A solid sphere of radius $R/2$ is cut out of a solid sphere of radius $R$ such that the spherical cavity so formed touches the surface on one side and the centre of the sphere on other side, as shown. The initial mass of the solid sphere was $M$. If a particle of mass $m$ is placed at a distance $2.5R$ from the centre of the cavity, then what is the gravitational attraction on the mass $m$?

• A. $\frac{GMm}{R^2}$
• B. $\frac{GMm}{{2R}^2}$
• C. $\frac{GMm}{{8R}^2}$
• D. $\frac{23}{100}\frac{GMm}{R^2}$

Answer 1

The correct option is D $\frac{23}{100}\frac{GMm}{R^2}$

The system is equivalent to an attracting sphere of radius R and mass M, and a repelling sphere of radius R/2 and mass equal to that of a sphere with mass density as that of sphere of mass M.

Mass is proportional to volume which is proportional to cube of radius. The radius of the cavity is half of that of bigger sphere, hence the mass of the the repelling sphere is M/8.

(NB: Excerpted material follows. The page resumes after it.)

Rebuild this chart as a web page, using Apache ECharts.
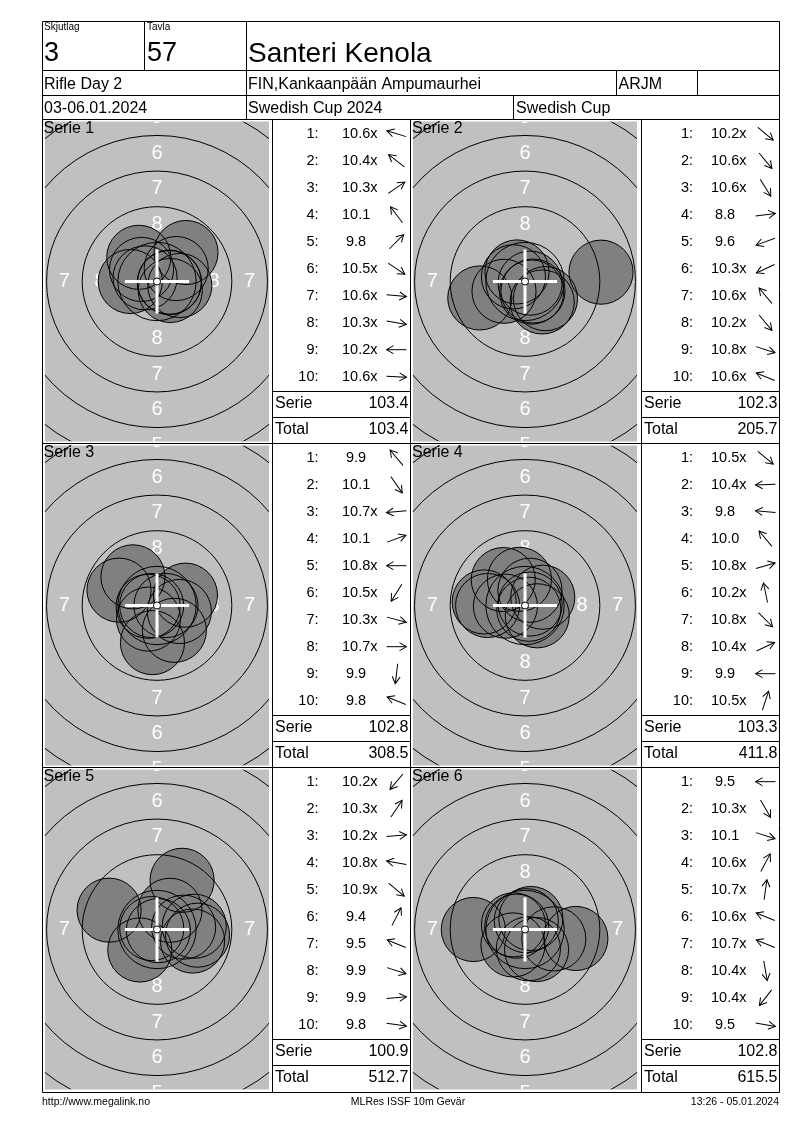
<!DOCTYPE html>
<html><head><meta charset="utf-8">
<script src="https://cdn.jsdelivr.net/npm/echarts@6/dist/echarts.min.js"></script>
<style>html,body{margin:0;padding:0;background:#fff}#c{width:800px;height:1130px}</style>
</head><body><div id="c"></div><script>
// ---------------- data ----------------
const relayLabel = 'Skjutlag';
const relayNo = '3';
const targetLabel = 'Tavla';
const targetNo = '57';
const shooterName = 'Santeri Kenola';
const eventName = 'Rifle Day 2';
const clubName = 'FIN,Kankaanpään Ampumaurhei';
const classCode = 'ARJM';
const dateText = '03-06.01.2024';
const competitionName = 'Swedish Cup 2024';
const cupName = 'Swedish Cup';
const footerLeft = 'http://www.megalink.no';
const footerMid = 'MLRes ISSF 10m Gevär';
const footerRight = '13:26 - 05.01.2024';

const serieNames = ['Serie 1', 'Serie 2', 'Serie 3', 'Serie 4', 'Serie 5', 'Serie 6'];
// decimal scores per shot
const scores1 = [10.6, 10.4, 10.3, 10.1, 9.8, 10.5, 10.6, 10.3, 10.2, 10.6];
const scores2 = [10.2, 10.6, 10.6, 8.8, 9.6, 10.3, 10.6, 10.2, 10.8, 10.6];
const scores3 = [9.9, 10.1, 10.7, 10.1, 10.8, 10.5, 10.3, 10.7, 9.9, 9.8];
const scores4 = [10.5, 10.4, 9.8, 10.0, 10.8, 10.2, 10.8, 10.4, 9.9, 10.5];
const scores5 = [10.2, 10.3, 10.2, 10.8, 10.9, 9.4, 9.5, 9.9, 9.9, 9.8];
const scores6 = [9.5, 10.3, 10.1, 10.6, 10.7, 10.6, 10.7, 10.4, 10.4, 9.5];
// shot direction from the target centre, degrees (0 = right, 90 = up), read from the arrows
const angles1 = [163, 142, 34, 127, 45, -34, -5, -10, 180, -3];
const angles2 = [-40, -50, -58, 7, 200, 205, 130, -50, -18, 158];
const angles3 = [130, -55, 185, 20, 180, 238, -15, 0, 263, 158];
const angles4 = [-40, 182, 175, 130, 16, 102, -45, 25, 180, 72];
const angles5 = [230, 56, 5, 170, -40, 63, 158, -18, 5, -8];
const angles6 = [180, -60, -18, 62, 82, 158, 158, 280, 232, -10];
const serieSums = ['103.4', '102.3', '102.8', '103.3', '100.9', '102.8'];
const runningTotals = ['103.4', '205.7', '308.5', '411.8', '512.7', '615.5'];

// ISSF 10m air rifle target geometry (mm)
const ringRadii = [0.25, 2.75, 5.25, 7.75, 10.25, 12.75, 15.25];
const ringLabels = ['8', '7', '6', '5', '4'];
const ringLabelRadii = [4.0, 6.5, 9.0, 11.5, 14.0];
const pelletRadius = 2.25;

// ---------------- layout ----------------
const FONT = '"Liberation Sans", Arial, sans-serif';
const S = 14.25;                 // px per mm
const TW = 224, TH = 320;        // target picture size
const colTargetLeft = [45, 413];
const rowTop = [119.5, 443.5, 767.5];
const colTableLeft = [272.5, 641.5];
const colTableRight = [410.5, 779.5];
const colNumRight = [318.5, 693];
const colScoreLeft = [342, 711];
const colArrowX = [396.5, 765.5];

const allScores = [scores1, scores2, scores3, scores4, scores5, scores6];
const allAngles = [angles1, angles2, angles3, angles4, angles5, angles6];

// centre distance (mm) of a decimal score
function shotDistance(s) { return 2.5 * (11 - s) - 0.125; }
function fmtScore(s) { return (s < 10 ? ' ' : '') + s.toFixed(1) + (s >= 10.2 ? 'x' : ''); }

const grids = [], xAxes = [], yAxes = [], series = [];
const labelData = [], labelText = [];
const dirs = [[0, 1], [0, -1], [-1, 0], [1, 0]];
ringLabels.forEach((t, k) => dirs.forEach(d => {
  labelData.push([d[0] * ringLabelRadii[k], d[1] * ringLabelRadii[k]]);
  labelText.push(t);
}));

function clipRect(params) {
  const c = params.coordSys;
  return { type: 'rect', shape: { x: c.x, y: c.y, width: c.width, height: c.height } };
}

for (let i = 0; i < 6; i++) {
  const col = i % 2, row = Math.floor(i / 2);
  grids.push({
    left: colTargetLeft[col], top: rowTop[row] + 2, width: TW, height: TH,
    show: true, backgroundColor: '#c0c0c0', borderWidth: 0
  });
  xAxes.push({ gridIndex: i, type: 'value', min: -TW / 2 / S, max: TW / 2 / S, show: false });
  yAxes.push({ gridIndex: i, type: 'value', min: -TH / 2 / S, max: TH / 2 / S, show: false });

  const shots = allScores[i].map((s, k) => {
    const d = shotDistance(s), a = allAngles[i][k] * Math.PI / 180;
    return [d * Math.cos(a), d * Math.sin(a)];
  });

  // ring numbers
  series.push({
    type: 'custom', xAxisIndex: i, yAxisIndex: i, z: 2, clip: true, silent: true,
    data: labelData,
    renderItem: function (params, api) {
      const p = api.coord([api.value(0), api.value(1)]);
      return {
        type: 'group', clipPath: clipRect(params), children: [{
          type: 'text', x: p[0], y: p[1],
          style: { text: labelText[params.dataIndex], fill: '#ffffff', font: '20px ' + FONT, align: 'center', verticalAlign: 'middle' }
        }]
      };
    }
  });
  // shot fills
  series.push({
    type: 'custom', xAxisIndex: i, yAxisIndex: i, z: 3, clip: true, silent: true,
    data: shots,
    renderItem: function (params, api) {
      const p = api.coord([api.value(0), api.value(1)]);
      const r = api.size([pelletRadius, 0])[0];
      return { type: 'group', clipPath: clipRect(params), children: [{
        type: 'circle', shape: { cx: p[0], cy: p[1], r: r }, style: { fill: '#808080', stroke: null }
      }] };
    }
  });
  // ring lines (10 ring dot drawn with the cross)
  series.push({
    type: 'custom', xAxisIndex: i, yAxisIndex: i, z: 4, clip: true, silent: true,
    data: ringRadii.slice(1).map(r => [r, 0]),
    renderItem: function (params, api) {
      const c = api.coord([0, 0]);
      const r = api.size([api.value(0), 0])[0];
      return { type: 'group', clipPath: clipRect(params), children: [{
        type: 'circle', shape: { cx: c[0], cy: c[1], r: r }, style: { fill: null, stroke: '#000', lineWidth: 1 }
      }] };
    }
  });
  // shot outlines
  series.push({
    type: 'custom', xAxisIndex: i, yAxisIndex: i, z: 5, clip: true, silent: true,
    data: shots,
    renderItem: function (params, api) {
      const p = api.coord([api.value(0), api.value(1)]);
      const r = api.size([pelletRadius, 0])[0];
      return { type: 'group', clipPath: clipRect(params), children: [{
        type: 'circle', shape: { cx: p[0], cy: p[1], r: r }, style: { fill: null, stroke: '#000', lineWidth: 1 }
      }] };
    }
  });
  // centre cross + 10 ring
  series.push({
    type: 'custom', xAxisIndex: i, yAxisIndex: i, z: 6, clip: true, silent: true,
    data: [[0, 0]],
    renderItem: function (params, api) {
      const c = api.coord([api.value(0), api.value(1)]);
      const L = api.size([pelletRadius, 0])[0];
      const r10 = api.size([ringRadii[0], 0])[0];
      return { type: 'group', children: [
        { type: 'line', shape: { x1: c[0] - L, y1: c[1], x2: c[0] + L, y2: c[1] }, style: { stroke: '#fff', lineWidth: 3 } },
        { type: 'line', shape: { x1: c[0], y1: c[1] - L, x2: c[0], y2: c[1] + L }, style: { stroke: '#fff', lineWidth: 3 } },
        { type: 'circle', shape: { cx: c[0], cy: c[1], r: r10 }, style: { fill: '#fff', stroke: '#000', lineWidth: 1 } }
      ] };
    }
  });
}

// ---------------- table graphics ----------------
const G = [];
function line(x1, y1, x2, y2) { G.push({ type: 'line', z: 50, silent: true, shape: { x1, y1, x2, y2 }, style: { stroke: '#000', lineWidth: 1 } }); }
function txt(t, x, y, size, align, color) {
  G.push({ type: 'text', z: 60, silent: true, x: x, y: y,
    style: { text: t, font: size + 'px ' + FONT, fill: color || '#000', align: align || 'left', verticalAlign: 'middle' } });
}
const XL = 42.5, XR = 779.5, YT = 21.5, Y1 = 70.5, Y2 = 95.5, Y3 = rowTop[0], YB = 1092.5;
[YT, Y1, Y2, Y3, rowTop[1], rowTop[2], YB].forEach(y => line(XL, y, XR, y));
line(XL, YT, XL, YB); line(XR, YT, XR, YB);
line(144.5, YT, 144.5, Y1);
line(246.5, YT, 246.5, Y3);
line(616.5, Y1, 616.5, Y2); line(697.5, Y1, 697.5, Y2);
line(513.5, Y2, 513.5, Y3);
[colTableLeft[0], colTableRight[0], colTableLeft[1]].forEach(x => line(x, Y3, x, YB));

txt(relayLabel, 44, 27.5, 10);
txt(targetLabel, 147, 27.5, 10);
txt(relayNo, 44, 54, 27);
txt(targetNo, 147, 54, 27);
txt(shooterName, 248, 54, 28);
txt(eventName, 44, 84.5, 16);
txt(clubName, 248, 84.5, 16);
txt(classCode, 618.5, 84.5, 16);
txt(dateText, 44, 108.5, 16);
txt(competitionName, 248, 108.5, 16);
txt(cupName, 516, 108.5, 16);

function arrow(x, y, deg) {
  G.push({ type: 'group', z: 60, silent: true, x: x, y: y, rotation: deg * Math.PI / 180, children: [
    { type: 'line', shape: { x1: -10, y1: 0, x2: 10, y2: 0 }, style: { stroke: '#000', lineWidth: 1 } },
    { type: 'polyline', shape: { points: [[3, -4], [10, 0], [3, 4]] }, style: { stroke: '#000', fill: null, lineWidth: 1 } }
  ] });
}

for (let i = 0; i < 6; i++) {
  const col = i % 2, row = Math.floor(i / 2), T = rowTop[row];
  txt(serieNames[i], col === 0 ? 43.5 : 412, T + 9.5, 16);
  allScores[i].forEach((s, k) => {
    const y = T + 14.2 + 27 * k;
    txt((k + 1) + ':', colNumRight[col], y, 14.5, 'right');
    txt(fmtScore(s), colScoreLeft[col], y, 14.5, 'left');
    arrow(colArrowX[col], y, allAngles[i][k]);
  });
  line(colTableLeft[col], T + 272, colTableRight[col], T + 272);
  line(colTableLeft[col], T + 298, colTableRight[col], T + 298);
  txt('Serie', colTableLeft[col] + 2.5, T + 284.5, 16);
  txt(serieSums[i], colTableRight[col] - 2, T + 284.5, 16, 'right');
  txt('Total', colTableLeft[col] + 2.5, T + 310.5, 16);
  txt(runningTotals[i], colTableRight[col] - 2, T + 310.5, 16, 'right');
}
txt(footerLeft, 42, 1102, 10.5);
txt(footerMid, 408, 1102, 10.5, 'center');
txt(footerRight, 779, 1102, 10.5, 'right');

const chart = echarts.init(document.getElementById('c'), null, { renderer: 'canvas' });
chart.setOption({
  animation: false,
  backgroundColor: '#ffffff',
  grid: grids, xAxis: xAxes, yAxis: yAxes, series: series,
  graphic: { elements: G }
});
</script></body></html>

Hence the mass of the repelling sphere=$M/8$.

Attractive force by the attracting sphere=$\frac{GMm}{(2R{)}^2}$

Repelling force by repelling sphere=$\frac{G\left(\frac{M}{8}\right)m}{(2.5R{)}^2}$

Hence net force=$\frac{GMm}{(2R{)}^2}$ $-$ $\frac{G\left(\frac{M}{8}\right)m}{(2.5R{)}^2}$=$\frac{23}{100}\frac{GMm}{R^2}$.